The station may well have tried to find someone willing to come out publicly -- a potentially life-ruining (and surely, career-destroying) act in those days. Happily, in big cities like Philadelphia, activist women and men of all colors and backgrounds were coming out big time.

Among them was Mark Segal, a pugnacious guy who spent his early childhood in a South Philly housing project.  He began to publish his pioneering weekly paper in 1976,  and hasn't stopped yet.

"Our very own community didn't believe a professional news publication was possible for us," Segal recalls, writing in the current issue.

"We had very little money. Most businesses didn't want to see their names in our paper, so they didn't give us financial support...When we put vending boxes on the street, they were bombed, cars ran into them and the doors where torn off," he writes.

Rarely if ever described as self-effacing, Segal is promoting PGN's place in history with the same zeal  he's used to promote his memoir,  And Then I Danced – Travelling the Road to LGBT Equality (Open Lens).

The entertaining book is the story of a man at ease with himself and confident about his own place in history,  detractors (he's certainly had a few) be damned.  And it's packed with photos of the publisher, his partner and celebrities of all sorts.

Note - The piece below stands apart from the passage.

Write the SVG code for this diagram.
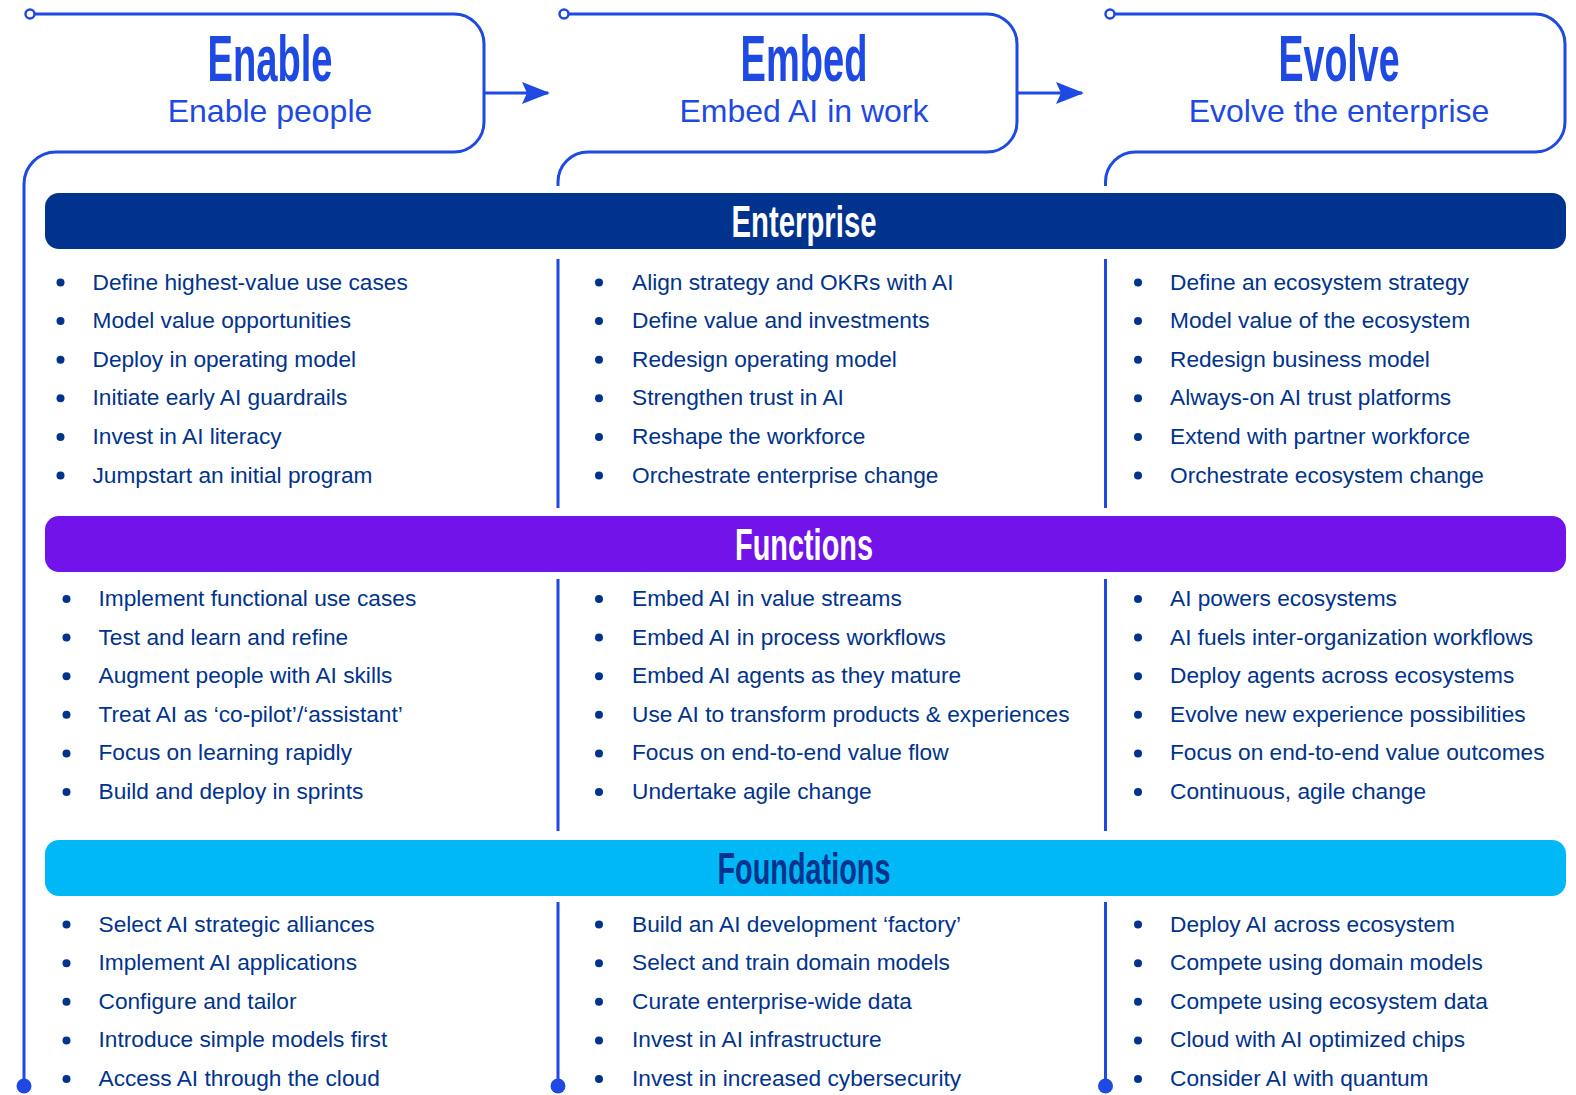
<svg xmlns="http://www.w3.org/2000/svg" width="1576" height="1095" viewBox="0 0 1576 1095">
<defs>
<style>
.ln{fill:none;stroke:#1E49E2;stroke-width:3}
.oc{fill:#fff;stroke:#1E49E2;stroke-width:2.5}
.dot{fill:#1E49E2}
.h{font-family:"Liberation Sans",Arial,sans-serif;font-weight:700;font-size:64px;fill:#1E49E2;text-anchor:middle}
.sub{font-family:"Liberation Sans",Arial,sans-serif;font-size:32px;fill:#1E49E2;text-anchor:middle}
.bt{font-family:"Liberation Sans",Arial,sans-serif;font-weight:700;font-size:45px;text-anchor:middle}
.it{font-family:"Liberation Sans",Arial,sans-serif;font-size:22.7px;fill:#00338D}
.b{fill:#00338D}
</style>
<marker id="ah" viewBox="0 0 28 22" refX="26" refY="11" markerWidth="28" markerHeight="22" markerUnits="userSpaceOnUse" orient="auto">
<path d="M0,0 L28,11 L0,22 L5,11 Z" fill="#1E49E2"/>
</marker>
</defs>
<rect width="1576" height="1095" fill="#fff"/>

<g id="connectors">
<path class="ln" d="M484,93 H548" marker-end="url(#ah)"/>
<path class="ln" d="M1017,93 H1082" marker-end="url(#ah)"/>
</g>

<g id="phase-enable">
<path class="ln" d="M34,14 H454 A30,30 0 0 1 484,44 V122 A30,30 0 0 1 454,152 H56 A32,32 0 0 0 24,184 V1084"/>
<circle class="oc" cx="30" cy="14" r="4.5"/>
<circle class="dot" cx="24" cy="1086" r="7.5"/>
<text class="h" x="270" y="81" textLength="125" lengthAdjust="spacingAndGlyphs">Enable</text>
<text class="sub" x="270" y="122">Enable people</text>
</g>

<g id="phase-embed">
<path class="ln" d="M568,14 H987 A30,30 0 0 1 1017,44 V122 A30,30 0 0 1 987,152 H588 A30,30 0 0 0 558,182 V186"/>
<path class="ln" d="M558,259 V508 M558,579 V831 M558,902 V1084"/>
<circle class="oc" cx="564" cy="14" r="4.5"/>
<circle class="dot" cx="558" cy="1086" r="7.5"/>
<text class="h" x="804" y="81" textLength="127" lengthAdjust="spacingAndGlyphs">Embed</text>
<text class="sub" x="804" y="122">Embed AI in work</text>
</g>

<g id="phase-evolve">
<path class="ln" d="M1114,14 H1535 A30,30 0 0 1 1565,44 V122 A30,30 0 0 1 1535,152 H1135.5 A30,30 0 0 0 1105.5,182 V186"/>
<path class="ln" d="M1105.5,259 V508 M1105.5,579 V831 M1105.5,902 V1084"/>
<circle class="oc" cx="1110" cy="14" r="4.5"/>
<circle class="dot" cx="1105.5" cy="1086" r="7.5"/>
<text class="h" x="1339" y="81" textLength="121" lengthAdjust="spacingAndGlyphs">Evolve</text>
<text class="sub" x="1339" y="122">Evolve the enterprise</text>
</g>

<g id="band-enterprise">
<rect x="45" y="193" width="1521" height="56" rx="14" fill="#00338D"/>
<text class="bt" x="804" y="237" fill="#fff" textLength="145" lengthAdjust="spacingAndGlyphs">Enterprise</text>
</g>
<g id="band-functions">
<rect x="45" y="516" width="1521" height="56" rx="14" fill="#7213EA"/>
<text class="bt" x="804" y="560" fill="#fff" textLength="138" lengthAdjust="spacingAndGlyphs">Functions</text>
</g>
<g id="band-foundations">
<rect x="45" y="840" width="1521" height="56" rx="14" fill="#00B8F5"/>
<text class="bt" x="804" y="884" fill="#00338D" textLength="173" lengthAdjust="spacingAndGlyphs">Foundations</text>
</g>

<g id="enterprise-enable">
<circle class="b" cx="60.5" cy="282.5" r="4"/><text class="it" x="92.5" y="289.5">Define highest-value use cases</text>
<circle class="b" cx="60.5" cy="321.1" r="4"/><text class="it" x="92.5" y="328.1">Model value opportunities</text>
<circle class="b" cx="60.5" cy="359.7" r="4"/><text class="it" x="92.5" y="366.7">Deploy in operating model</text>
<circle class="b" cx="60.5" cy="398.3" r="4"/><text class="it" x="92.5" y="405.3">Initiate early AI guardrails</text>
<circle class="b" cx="60.5" cy="436.9" r="4"/><text class="it" x="92.5" y="443.9">Invest in AI literacy</text>
<circle class="b" cx="60.5" cy="475.5" r="4"/><text class="it" x="92.5" y="482.5">Jumpstart an initial program</text>
</g>
<g id="enterprise-embed">
<circle class="b" cx="599" cy="282.5" r="4"/><text class="it" x="632" y="289.5">Align strategy and OKRs with AI</text>
<circle class="b" cx="599" cy="321.1" r="4"/><text class="it" x="632" y="328.1">Define value and investments</text>
<circle class="b" cx="599" cy="359.7" r="4"/><text class="it" x="632" y="366.7">Redesign operating model</text>
<circle class="b" cx="599" cy="398.3" r="4"/><text class="it" x="632" y="405.3">Strengthen trust in AI</text>
<circle class="b" cx="599" cy="436.9" r="4"/><text class="it" x="632" y="443.9">Reshape the workforce</text>
<circle class="b" cx="599" cy="475.5" r="4"/><text class="it" x="632" y="482.5">Orchestrate enterprise change</text>
</g>
<g id="enterprise-evolve">
<circle class="b" cx="1138" cy="282.5" r="4"/><text class="it" x="1170" y="289.5">Define an ecosystem strategy</text>
<circle class="b" cx="1138" cy="321.1" r="4"/><text class="it" x="1170" y="328.1">Model value of the ecosystem</text>
<circle class="b" cx="1138" cy="359.7" r="4"/><text class="it" x="1170" y="366.7">Redesign business model</text>
<circle class="b" cx="1138" cy="398.3" r="4"/><text class="it" x="1170" y="405.3">Always-on AI trust platforms</text>
<circle class="b" cx="1138" cy="436.9" r="4"/><text class="it" x="1170" y="443.9">Extend with partner workforce</text>
<circle class="b" cx="1138" cy="475.5" r="4"/><text class="it" x="1170" y="482.5">Orchestrate ecosystem change</text>
</g>

<g id="functions-enable">
<circle class="b" cx="66.5" cy="599" r="4"/><text class="it" x="98.5" y="606">Implement functional use cases</text>
<circle class="b" cx="66.5" cy="637.6" r="4"/><text class="it" x="98.5" y="644.6">Test and learn and refine</text>
<circle class="b" cx="66.5" cy="676.2" r="4"/><text class="it" x="98.5" y="683.2">Augment people with AI skills</text>
<circle class="b" cx="66.5" cy="714.8" r="4"/><text class="it" x="98.5" y="721.8">Treat AI as ‘co-pilot’/‘assistant’</text>
<circle class="b" cx="66.5" cy="753.4" r="4"/><text class="it" x="98.5" y="760.4">Focus on learning rapidly</text>
<circle class="b" cx="66.5" cy="792" r="4"/><text class="it" x="98.5" y="799">Build and deploy in sprints</text>
</g>
<g id="functions-embed">
<circle class="b" cx="599" cy="599" r="4"/><text class="it" x="632" y="606">Embed AI in value streams</text>
<circle class="b" cx="599" cy="637.6" r="4"/><text class="it" x="632" y="644.6">Embed AI in process workflows</text>
<circle class="b" cx="599" cy="676.2" r="4"/><text class="it" x="632" y="683.2">Embed AI agents as they mature</text>
<circle class="b" cx="599" cy="714.8" r="4"/><text class="it" x="632" y="721.8">Use AI to transform products &amp; experiences</text>
<circle class="b" cx="599" cy="753.4" r="4"/><text class="it" x="632" y="760.4">Focus on end-to-end value flow</text>
<circle class="b" cx="599" cy="792" r="4"/><text class="it" x="632" y="799">Undertake agile change</text>
</g>
<g id="functions-evolve">
<circle class="b" cx="1138" cy="599" r="4"/><text class="it" x="1170" y="606">AI powers ecosystems</text>
<circle class="b" cx="1138" cy="637.6" r="4"/><text class="it" x="1170" y="644.6">AI fuels inter-organization workflows</text>
<circle class="b" cx="1138" cy="676.2" r="4"/><text class="it" x="1170" y="683.2">Deploy agents across ecosystems</text>
<circle class="b" cx="1138" cy="714.8" r="4"/><text class="it" x="1170" y="721.8">Evolve new experience possibilities</text>
<circle class="b" cx="1138" cy="753.4" r="4"/><text class="it" x="1170" y="760.4">Focus on end-to-end value outcomes</text>
<circle class="b" cx="1138" cy="792" r="4"/><text class="it" x="1170" y="799">Continuous, agile change</text>
</g>

<g id="foundations-enable">
<circle class="b" cx="66.5" cy="924.6" r="4"/><text class="it" x="98.5" y="931.6">Select AI strategic alliances</text>
<circle class="b" cx="66.5" cy="963.2" r="4"/><text class="it" x="98.5" y="970.2">Implement AI applications</text>
<circle class="b" cx="66.5" cy="1001.8" r="4"/><text class="it" x="98.5" y="1008.8">Configure and tailor</text>
<circle class="b" cx="66.5" cy="1040.4" r="4"/><text class="it" x="98.5" y="1047.4">Introduce simple models first</text>
<circle class="b" cx="66.5" cy="1079" r="4"/><text class="it" x="98.5" y="1086">Access AI through the cloud</text>
</g>
<g id="foundations-embed">
<circle class="b" cx="599" cy="924.6" r="4"/><text class="it" x="632" y="931.6">Build an AI development ‘factory’</text>
<circle class="b" cx="599" cy="963.2" r="4"/><text class="it" x="632" y="970.2">Select and train domain models</text>
<circle class="b" cx="599" cy="1001.8" r="4"/><text class="it" x="632" y="1008.8">Curate enterprise-wide data</text>
<circle class="b" cx="599" cy="1040.4" r="4"/><text class="it" x="632" y="1047.4">Invest in AI infrastructure</text>
<circle class="b" cx="599" cy="1079" r="4"/><text class="it" x="632" y="1086">Invest in increased cybersecurity</text>
</g>
<g id="foundations-evolve">
<circle class="b" cx="1138" cy="924.6" r="4"/><text class="it" x="1170" y="931.6">Deploy AI across ecosystem</text>
<circle class="b" cx="1138" cy="963.2" r="4"/><text class="it" x="1170" y="970.2">Compete using domain models</text>
<circle class="b" cx="1138" cy="1001.8" r="4"/><text class="it" x="1170" y="1008.8">Compete using ecosystem data</text>
<circle class="b" cx="1138" cy="1040.4" r="4"/><text class="it" x="1170" y="1047.4">Cloud with AI optimized chips</text>
<circle class="b" cx="1138" cy="1079" r="4"/><text class="it" x="1170" y="1086">Consider AI with quantum</text>
</g>
</svg>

But the pictures that resonate for me are black-and-white and show a young Segal, wearing hippie hair and an in-your-face expression, disrupting live TV broadcasts to protest the mainstream media's miserable mis-treatment of LGBT people. I vividly remember the way it was: If we weren't ignored altogether, we were invisible (a la Syracuse), or characterized as a vile menace. Or worse.

This is why the simple existence and sheer visibility of those PGN vending boxes, as well as the papers they contained,  were so heartening to a gay 22-year-old who so wanted  be a print reporter. And later became one, including (full disclosure) a stint as a freelancer of features and reviews for PGN.

The political progress Segal highlights in his memoir, and in the commemorative issue, are heartening as well.  But as North Carolina's recent and utterly odious legislation suggests, there are plenty of less uplifting stories in need of aggressive coverage by the LGBT and the mainstream media.

So congratulations, PGN.  I was happy to pick up your 40th anniversary issue in a vending box amid all the others outside the PATCO station in Westmont, NJ.  And thank you, Mark Segal, for showing a boy from Syracuse that gay people could share in the power of the press.